The formula itself is pretty straightforward if you want to calculate EBITDA margin yourself. You take EBITDA, divide it by total revenue, then multiply by 100 to get your percentage. Let's say a company pulls in $10 million in revenue and has $2 million in EBITDA. That's (2 / 10) × 100, which gives you 20%. Meaning they're converting 20 cents of every dollar into operational earnings.
What makes this metric interesting is that it lets you compare companies fairly, especially when they have different debt levels or depreciation schedules. One company might be loaded with old assets that get written down heavily, while another is newer - but EBITDA margin shows you the actual operational efficiency regardless.

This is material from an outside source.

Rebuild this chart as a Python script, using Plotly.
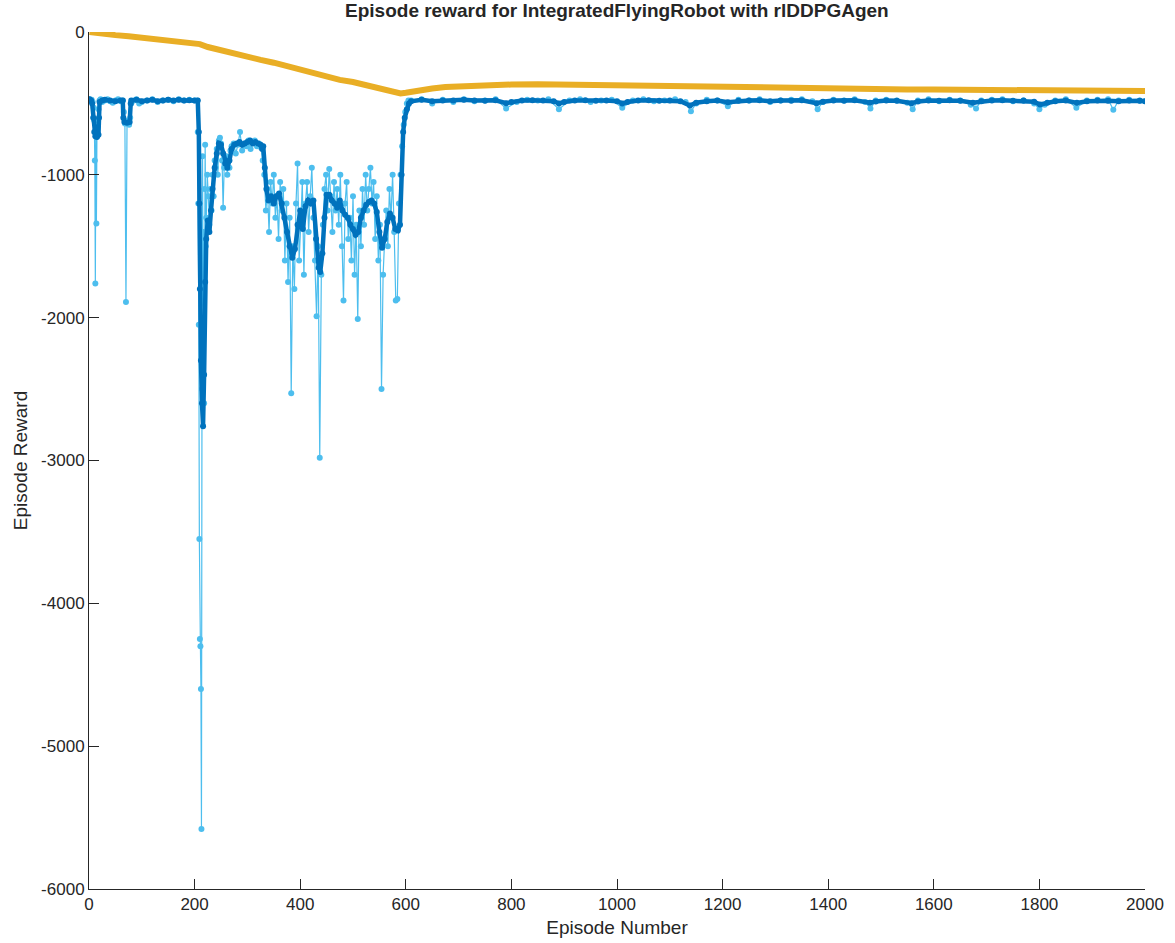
import plotly.graph_objects as go

# ---------------- data ----------------
reward_ep = [1, 3, 5, 7, 9, 10, 11, 12, 13, 14, 15, 16, 17, 18, 20, 22, 25, 30, 35, 40, 45, 50, 55, 60, 64, 66, 68, 70, 72, 74, 76, 78, 80, 85, 90, 95, 100, 110, 120, 130, 140, 150, 160, 170, 180, 190, 200, 205,
             206, 207, 208, 209, 210, 211, 212, 213, 214, 215, 216, 217, 218, 219, 220, 221, 222, 224, 226, 228, 230, 232, 234, 236, 238, 240, 242, 244, 246, 248, 250, 252, 254, 256, 258, 260, 262, 264, 266, 268, 270, 274, 278, 282, 286, 290, 294, 298, 302, 306, 310, 314, 318, 322, 326, 329,
             332, 335, 338, 341, 344, 347, 350, 353, 356, 359, 362, 365, 368, 371, 374, 377, 380, 383, 386, 389, 392, 395, 398, 401, 404, 407, 410, 413, 416, 419, 422, 425, 428, 431, 434, 437, 440, 443, 446, 449, 452, 455, 458, 461, 464, 467, 470, 473, 476, 479, 482, 485, 488, 491, 494, 497, 500, 503, 506, 509, 512, 515, 518, 521, 524, 527, 530, 533, 536, 539, 542, 545, 548, 551, 554, 557, 560, 563, 566, 569, 572, 575, 578, 581, 584, 587, 590, 593, 596, 599, 602, 605,
             610, 630, 650, 670, 690, 710, 730, 750, 770, 790, 810, 830, 850, 870, 890, 910, 930, 950, 970, 990, 1010, 1030, 1050, 1070, 1090, 1110, 1130, 1140, 1150, 1170, 1190, 1210, 1230, 1250, 1270, 1290, 1310, 1330, 1350, 1370, 1380, 1390, 1410, 1430, 1450, 1470, 1480, 1490, 1510, 1530, 1550, 1560, 1570, 1590, 1610, 1630, 1650, 1670, 1680, 1690, 1710, 1730, 1750, 1770, 1790, 1800, 1810, 1830, 1850, 1870, 1890, 1910, 1930, 1940, 1950, 1970, 1990, 2000]
reward_val = [-470, -480, -475, -490, -530, -620, -900, -1760, -700, -1340, -730, -660, -620, -540, -480, -470, -490, -480, -470, -485, -495, -480, -470, -485, -480, -560, -640, -1890, -640, -620, -650, -600, -500, -480, -470, -500, -490, -480, -470, -490, -480, -475, -485, -470, -480, -475, -480, -480,
              -700, -1200, -2050, -3550, -4250, -4300, -4600, -5580, -2500, -870, -1900, -1400, -2600, -1100, -790, -1500, -1300, -1000, -1150, -1350, -1100, -1250, -1000, -1150, -900, -950, -820, -1000, -760, -740, -780, -900, -1230, -950, -900, -870, -1000, -900, -950, -830, -800, -780, -850, -790, -700, -830, -780, -800, -760, -820, -770, -760, -800, -780, -810, -900,
              -1000, -1250, -1100, -1400, -1050, -1200, -1000, -1300, -1150, -1450, -1050, -1250, -1100, -1600, -1200, -1750, -1300, -2530, -1500, -1800, -1200, -920, -1600, -1350, -1050, -1700, -1200, -1050, -1400, -1150, -950, -1300, -1600, -1990, -1500, -2980, -1700, -1350, -1100, -1000, -1250, -960, -1150, -1400, -1050, -1250, -1100, -1350, -1000, -1500, -1880, -1200, -1050, -1450, -1300, -1600, -1150, -1700, -1350, -2010, -1250, -1500, -1100, -1350, -1000, -1250, -1100, -950, -1200, -1050, -1450, -1150, -1600, -1350, -2500, -1700, -1450, -1250, -1500, -1100, -1300, -1000, -1400, -1880, -1870, -1200, -1000, -800, -650, -560, -500, -480,
              -480, -470, -500, -475, -490, -470, -485, -480, -470, -535, -490, -475, -480, -470, -540, -480, -470, -490, -480, -475, -530, -480, -470, -485, -480, -470, -490, -555, -500, -475, -480, -520, -475, -480, -470, -490, -480, -475, -470, -485, -540, -490, -475, -480, -470, -490, -535, -480, -475, -480, -495, -540, -480, -470, -485, -475, -480, -510, -535, -480, -475, -470, -485, -480, -500, -540, -510, -480, -470, -530, -480, -475, -470, -545, -480, -475, -480, -485]

avg_ep = [1, 4, 6, 8, 10, 12, 15, 18, 19, 20, 25, 30, 40, 50, 60, 64, 65, 67, 72, 77, 79, 80, 90, 100, 110, 120, 130, 140, 150, 160, 170, 180, 190, 200, 206,
          208, 209, 210, 212, 214, 216, 218, 220, 222, 225, 228, 231, 234, 238, 242, 246, 250, 254, 258, 262, 266, 270, 275, 280, 285, 290, 295, 300, 305, 310, 315, 320, 325, 328,
          330, 333, 336, 340, 345, 350, 355, 360, 365, 370, 375, 380, 385, 390, 395, 400, 405, 410, 415, 420, 425, 430, 435, 438, 442, 446, 450, 455, 460, 465, 470, 475, 480, 485, 490, 495, 500, 505, 510, 515, 520, 525, 530, 535, 540, 545, 550, 555, 560, 565, 570, 575, 580, 585, 589, 592, 595, 598, 602, 606,
          610, 630, 650, 670, 690, 710, 730, 750, 770, 790, 800, 820, 840, 860, 880, 890, 900, 920, 940, 960, 980, 1000, 1010, 1020, 1040, 1060, 1080, 1100, 1120, 1138, 1150, 1170, 1190, 1210, 1230, 1250, 1270, 1290, 1310, 1330, 1350, 1378, 1390, 1410, 1430, 1450, 1479, 1490, 1510, 1530, 1558, 1570, 1590, 1610, 1630, 1650, 1674, 1690, 1710, 1730, 1750, 1770, 1790, 1801, 1815, 1830, 1850, 1871, 1890, 1910, 1930, 1950, 1970, 1990, 2000]
avg_val = [-470, -480, -500, -600, -700, -730, -735, -720, -600, -490, -480, -475, -480, -485, -480, -480, -600, -630, -635, -630, -500, -480, -475, -485, -480, -475, -485, -480, -475, -480, -475, -480, -478, -480, -480,
           -700, -1200, -1800, -2300, -2600, -2760, -2400, -1750, -1450, -1320, -1400, -1250, -1100, -950, -850, -780, -790, -850, -920, -950, -900, -820, -790, -780, -770, -790, -780, -770, -760, -780, -770, -780, -790, -820,
           -800, -950, -1100, -1180, -1150, -1200, -1150, -1130, -1200, -1300, -1400, -1500, -1580, -1520, -1350, -1250, -1380, -1220, -1180, -1200, -1180, -1450, -1650, -1680, -1550, -1300, -1140, -1140, -1180, -1200, -1230, -1180, -1250, -1280, -1300, -1350, -1380, -1420, -1400, -1300, -1250, -1210, -1190, -1180, -1200, -1260, -1400, -1510, -1450, -1330, -1270, -1300, -1380, -1390, -1350, -1000, -700, -600, -540, -500,
           -485, -475, -485, -480, -480, -475, -480, -482, -478, -498, -490, -480, -478, -480, -485, -500, -490, -480, -478, -482, -480, -485, -500, -490, -480, -478, -482, -480, -485, -515, -495, -485, -480, -492, -482, -480, -478, -485, -480, -482, -478, -498, -488, -480, -482, -478, -495, -486, -480, -482, -498, -486, -480, -482, -478, -482, -495, -485, -480, -478, -482, -480, -488, -508, -495, -485, -480, -496, -485, -480, -482, -485, -480, -482, -485]

q0_ep = [1, 10, 25, 50, 75, 100, 125, 150, 175, 200, 210, 225, 250, 275, 300, 325, 350, 375, 400, 425, 450, 475, 500, 525, 550, 575, 590, 600, 625, 650, 675, 700, 750, 800, 850, 900, 950, 1000, 1050, 1100, 1150, 1200, 1250, 1300, 1350, 1400, 1450, 1500, 1550, 1600, 1650, 1700, 1750, 1800, 1850, 1900, 1950, 2000]
q0_val = [0, -5, -12, -22, -30, -40, -48, -57, -65, -73, -85, -105, -130, -155, -175, -195, -215, -240, -265, -290, -312, -335, -350, -370, -395, -420, -430, -425, -405, -395, -385, -380, -375, -368, -365, -368, -370, -375, -380, -385, -388, -390, -392, -395, -397, -398, -400, -400, -402, -403, -403, -405, -405, -407, -410, -410, -412, -413]

x_ticks = [0, 200, 400, 600, 800, 1000, 1200, 1400, 1600, 1800, 2000]
y_ticks = [-6000, -5000, -4000, -3000, -2000, -1000, 0]

title_text = "Episode reward for IntegratedFlyingRobot with rlDDPGAgen"

# ---------------- figure ----------------
FONT = "Liberation Sans, Arial, Helvetica, sans-serif"
fig = go.Figure()

fig.add_trace(go.Scatter(
    x=reward_ep, y=reward_val, mode="lines+markers", name="Episode Reward",
    line=dict(color="#4DBEEE", width=1.2),
    marker=dict(color="#4DBEEE", size=6, symbol="circle"),
))
fig.add_trace(go.Scatter(
    x=avg_ep, y=avg_val, mode="lines+markers", name="Average Reward",
    line=dict(color="#0072BD", width=4.5),
    marker=dict(color="#0072BD", size=6, symbol="circle"),
))
fig.add_trace(go.Scatter(
    x=q0_ep, y=q0_val, mode="lines", name="Episode Q0",
    line=dict(color="#E9AE25", width=6),
))

fig.update_layout(
    width=1175, height=943,
    margin=dict(l=89, r=30, t=32, b=54),
    paper_bgcolor="white", plot_bgcolor="white",
    showlegend=False,
    font=dict(family=FONT, size=17, color="#262626"),
    title=dict(text="<b>" + title_text + "</b>", x=0.525, xanchor="center",
               y=0.989, yanchor="middle", font=dict(family=FONT, size=19, color="#262626")),
)
fig.update_xaxes(
    range=[0, 2000], tickvals=x_ticks, ticktext=[str(v) for v in x_ticks],
    showline=True, linecolor="#262626", linewidth=1, mirror=False,
    ticks="inside", ticklen=10, tickcolor="#262626", showgrid=False, zeroline=False,
    title=dict(text="Episode Number", font=dict(size=19), standoff=7),
    tickfont=dict(size=17), automargin=False,
)
fig.update_yaxes(
    range=[-6000, 0], tickvals=y_ticks, ticktext=[str(v) for v in y_ticks],
    showline=True, linecolor="#262626", linewidth=1, mirror=False,
    ticks="inside", ticklen=10, tickcolor="#262626", showgrid=False, zeroline=False,
    title=dict(text="Episode Reward", font=dict(size=19), standoff=8),
    tickfont=dict(size=17), automargin=False,
)

fig.write_html("out.html")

That said, it's not perfect. It ignores capital expenditures and working capital changes, which can be massive costs depending on the industry. I've seen people get fooled by a high EBITDA margin that looked great until you factored in actual cash spending.
I usually look at it alongside other metrics - gross margin tells you about production efficiency, operating margin includes depreciation and amortization. Each one paints a different part of the picture. For capital-heavy industries especially, understanding how to calculate EBITDA margin and then comparing it to operating margin can be really revealing.
The takeaway? EBITDA margin is a solid tool for assessing operational health, but don't treat it as gospel. It works best when you're using it to compare similar companies or track a company's trend over time. Just make sure you're also looking at the full financial picture before making any decisions.